Am I a rebel in the tradition of the confederate rebels? Not so much in the states rights tradition, but I do believe in my way of life. Would I die for it? I’ve never had to face this. Instead, all I can do is live what I believe and give back where I can.
Joe Hollingsworth: If Donald Trump was from the South, he would say, ‘You’re fired, but, bless your heart, you’ve tried.’
I have a great job. I have a manager that listens to me kvetch all day and helps me channel that into solutions. I have a director that begs his employees to grow and learn. Both are incredibly supportive. They give me freedom to get the job done as I see fit.
My manager is very southern, at least a third generation Six Mile boy. A southern Baptist, likes a good meat and three, talks very slowly, he surprises by being very forward thinking and sharp, very smart. He pushes us to think in different ways. The fact he talks slow is a lesson for me to stop and listen, because there are important things to be heard, both from the words and from the silences.
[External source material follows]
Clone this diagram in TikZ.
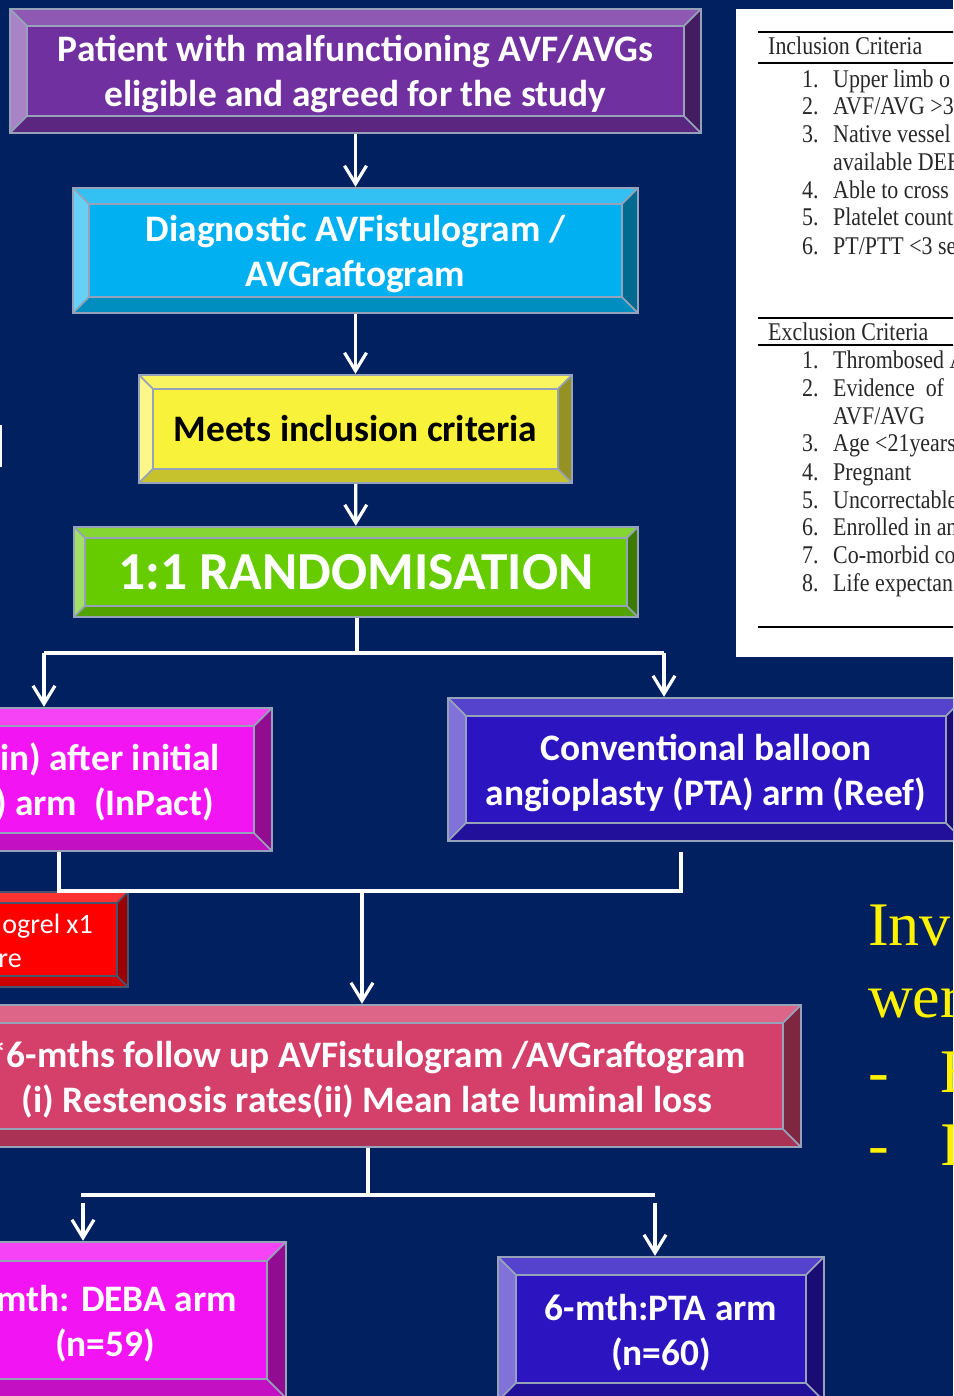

Reynolds Price: I think we Southerners have talked a fair amount of malarkey about the mystique of being Southern.
Many of my stories begin with “ok, you know I love irony.” I have a young friend from Massachusetts who had problems handling some of the attitudes around her. (Yes, I tried to convince her to attend this church.) Me, I find humor in them. I’m so deep into irony that I really get a charge out of people’s differences. This makes SC the perfect spot for me to live.
Margaret Walker: I want my careless song to strike no minor key; no fiend to stand between my body’s Southern song — the fusion of the South, my body’s song and me.
Beyond the weather and the lazy rebel and the setting, this is indeed my home. I love my home, warts and all. I’m very comfortable here and I love the people who live around me, despite the differences we might have. It would be easy to leave it and head somewhere else, but I stay here to fight for it. I stay so that I can indeed say “leave the arts alone, why destroy that rich tradition we have here?” or “do not cut education, it is worth investing in our children” or “let’s work on building a first class institution here so that we can attract industry” or even “uh, taking down the Confederate flag off the capitol and flying it down front isn’t exactly what we meant?” I love SC enough that I’m willing to fight for her.
And so, 45 years later, I’m still here. There are times when it might be easier to live in a place where everyone agreed with me. But how boring would that be? I’ll leave you with a little Walt Whitman: “O magnet-South! O glistening perfumed South! my South! O quick mettle, rich blood, impulse and love! Good and evil! O all dear to me!”